A faxina que não termina acabou me levando a um velho dicionário. Olhei a lombada castigada pelo tempo, os dedos escorregaram para a primeira página. Lá estava. A dedicatória ao Menino, desejando que continuasse a ser “o ótimo aluno que tem sido”. Tios e primos não tinham como saber, mas aquilo foi recebido não como a declaração de bem-querença, de afeto, mas como um imperativo que exigia dedicação monástica, o “melhor aluno” era uma prova atlética de quem se exigia nada menos do que a medalha de ouro. Sempre. Uma carga que deixou não poucas cicatrizes.

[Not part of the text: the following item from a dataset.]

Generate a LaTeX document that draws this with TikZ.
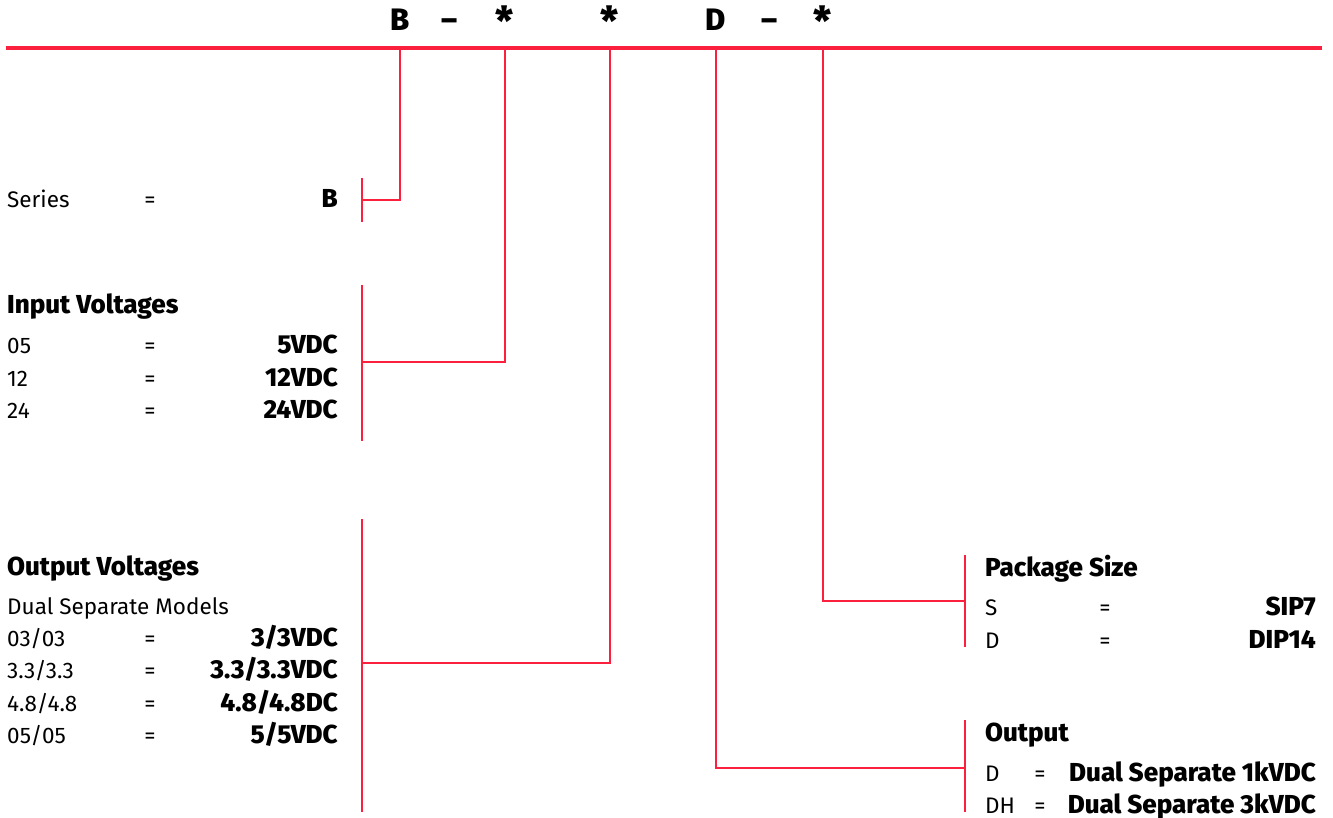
\documentclass[tikz,border=0pt]{standalone}
\usepackage{fontspec}
\setmainfont{Fira Sans}[BoldFont={Fira Sans ExtraBold}]
\usetikzlibrary{positioning}
\definecolor{codered}{RGB}{250,32,62}

\begin{document}
\begin{tikzpicture}[x=1pt, y=-1pt,
    redline/.style={draw=codered, line width=2.7pt},
    hdr/.style={font=\fontsize{31}{33}\selectfont\bfseries, inner sep=0pt, anchor=base},
    lbl/.style={font=\fontsize{22.5}{24}\selectfont, inner sep=0pt, anchor=base west},
    ttl/.style={lbl, font=\fontsize{26}{28}\selectfont\bfseries},
    eq/.style={font=\fontsize{22.5}{24}\selectfont, inner sep=0pt, anchor=base},
    val/.style={font=\fontsize{26}{28}\selectfont\bfseries, inner sep=0pt, anchor=base east}]
        \useasboundingbox (0,0) rectangle (1333,818);

        % part number code
        \node[hdr] (h1) at (400,31) {B};
        \node[hdr] (h2) at (450,31) {–};
        \node[hdr] (h3) at (505,36) {\fontsize{40}{40}\selectfont *};
        \node[hdr] (h4) at (610,36) {\fontsize{40}{40}\selectfont *};
        \node[hdr] (h5) at (716,31) {D};
        \node[hdr] (h6) at (770,31) {–};
        \node[hdr] (h7) at (823,36) {\fontsize{40}{40}\selectfont *};
        \coordinate (ruleL) at (6,48);
        \coordinate (ruleR) at (1322,48);
        \draw[redline, line width=3.8pt] (ruleL) -- (ruleR);

        % Series
        \node[lbl] (ser) at (7,208) {Series};
        \node[eq] (sereq) at (150,208) {=};
        \node[val] (serval) at (338,208) {B};

        % Input Voltages
        \node[ttl] (inp) at (7,313) {Input Voltages};
        \node[lbl] (in1) at (7,353) {05};
        \node[eq] at (150,353) {=};
        \node[val] at (338,353) {5VDC};
        \node[lbl] (in2) at (7,386) {12};
        \node[eq] at (150,386) {=};
        \node[val] at (338,386) {12VDC};
        \node[lbl] (in3) at (7,418) {24};
        \node[eq] at (150,418) {=};
        \node[val] at (338,418) {24VDC};

        % Output Voltages
        \node[ttl] (outv) at (7,575) {Output Voltages};
        \node[lbl] (dsm) at (7,614) {Dual Separate Models};
        \node[lbl] (ov1) at (7,646) {03/03};
        \node[eq] at (150,646) {=};
        \node[val] at (338,646) {3/3VDC};
        \node[lbl] (ov2) at (7,678) {3.3/3.3};
        \node[eq] at (150,678) {=};
        \node[val] at (338,678) {3.3/3.3VDC};
        \node[lbl] (ov3) at (7,711) {4.8/4.8};
        \node[eq] at (150,711) {=};
        \node[val] at (338,711) {4.8/4.8DC};
        \node[lbl] (ov4) at (7,743) {05/05};
        \node[eq] at (150,743) {=};
        \node[val] at (338,743) {5/5VDC};

        % Package Size
        \node[ttl] (pkg) at (985,576) {Package Size};
        \node[lbl] (pk1) at (985,615) {S};
        \node[eq] at (1105,615) {=};
        \node[val] at (1316,615) {SIP7};
        \node[lbl] (pk2) at (985,648) {D};
        \node[eq] at (1105,648) {=};
        \node[val] at (1316,648) {DIP14};

        % Output
        \node[ttl] (out) at (985,741) {Output};
        \node[lbl] (ot1) at (985,781) {D};
        \node[eq] at (1040,781) {=};
        \node[val] at (1316,781) {Dual Separate 1kVDC};
        \node[lbl] (ot2) at (985,813) {DH};
        \node[eq] at (1040,813) {=};
        \node[val] at (1316,813) {Dual Separate 3kVDC};

        % brackets
        \coordinate (b1) at (362,200);
        \coordinate (b2) at (362,362);
        \coordinate (b3) at (362,663);
        \coordinate (b4) at (965,768);
        \coordinate (b5) at (965,601);
        \draw[redline] (362,178) -- (362,222);
        \draw[redline] (362,285) -- (362,441);
        \draw[redline] (362,519) -- (362,812);
        \draw[redline] (965,720) -- (965,812);
        \draw[redline] (965,555) -- (965,647);

        % leaders
        \draw[redline] (h1 |- ruleL) |- (b1);
        \draw[redline] (h3 |- ruleL) |- (b2);
        \draw[redline] (h4 |- ruleL) |- (b3);
        \draw[redline] (h5 |- ruleL) |- (b4);
        \draw[redline] (h7 |- ruleL) |- (b5);
      \end{tikzpicture}
\end{document}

O documentário de João Moreira Salles sobre Nelson Freire captou um raro momento de sorriso do enorme pianista. Ele aponta para uma tela que exibia um solo de Errol Garner. O jazzista praticamente brincava com as teclas do piano, intimidade quase erótica que desabrochava em alegria. Para Garner, tocar piano, improvisar, era um grande prazer. Pois Nelson disse invejá-lo. Claro que não se referia a questões técnicas, mas ao espírito livre de cobranças, à leveza de quem não está obrigado a bater recordes olímpicos em cada apresentação. Pelo que se conhece da biografia do mineiro, a música redimiu uma infância solitária e angustiada. Nós, ouvintes encantados pela sua arte, ganhamos um pianista genial. No entanto, o custo para ele foi pesado. Difícil conciliar o prazer de tocar com a leveza, impossível ?, de viver.
Henry Cole, também pianista, personagem do filme A última nota, passava por uma crise. Começou a ter lapsos no meio dos concertos, imperdoáveis para um músico erudito de sua categoria. Conversando com uma amiga, falou sobre como percebia o público. Tinha a impressão de que ninguém se interessava verdadeiramente pelas músicas, de resto velhas conhecidas. Todos esperavam, sádicos ora essa, que ele tocasse um bemol fora de hora, ou pior, glória !, que esquecesse um acorde inteiro. Comparava com as exibições dos trapezistas. Segundo a neura de Cole, a torcida sempre é para que o trapezista se desequilibre e se esborrache. Peso, cobrança.
O Menino jogava suas peladas sempre descalço. Bailava sem precisar de sapatilhas. Um olheiro intuiu o craque (!) por trás daquele moleque e o convidou para treinar num clube tijucano. Como mandava o figurino. Tênis, meião, uniforme. Quando terminou de vestir a camiseta, teve a estranha sensação de estar entalado numa armadura. Dito e mal-feito. Observado pelo técnico, juiz implacável, suas asas foram decepadas. Não conseguiu dar um drible, um passe arrojado. Esquentou o banco até ser logo cortado. Voltou alegre para o campinho de cimento áspero, as balizas de chinelos velhos e as orgulhosas cicatrizes da infância. Peso, cobrança.
Do dicionário cobrador à ilusão de que toda a sabedoria está concentrada nos livros foi um pequeno salto. Levei muita bordoada até me livrar da tradição bacharelesca, bem conveniente para um tímido. Há muita vida fora do papel e isso nem sempre é óbvio. Aqui cabe citar Washington Novaes, jornalista e ambientalista morto recentemente. Em 2000, foi entrevistado no Roda Viva. O então senador Blairo Maggi, magnata do agronegócio, questionou Novaes sobre se ele achava que todos deveríamos viver como índios. A resposta desmascarou o hoje bolsonarista: “Não, nós não teríamos competência para isso. Mas nós poderíamos aprender com eles”. Cultura de transmissão oral, que vem sendo dizimada.
Creio que cheguei a uma forma de equilíbrio. Precário, instável, provisório, como tudo na vida. Uma quietude que, às vezes, não passa de lampejo, mas conforta e estimula. O fiscal interno está menos exigente, os livros deixaram de ser apenas combustível para batalhas imaginárias. Quanto a estes, paixão sensorial, me sinto cada vez mais perto do que disse António Lobo Antunes: “Gosto de descobrir escritores que me ajudam a conhecer a mim mesmo, que me mostram o país que eu sou, (…) a casa cheia de portas fechadas que eu sou, porque no fundo vivemos numa parte muito pequena de nós mesmos”.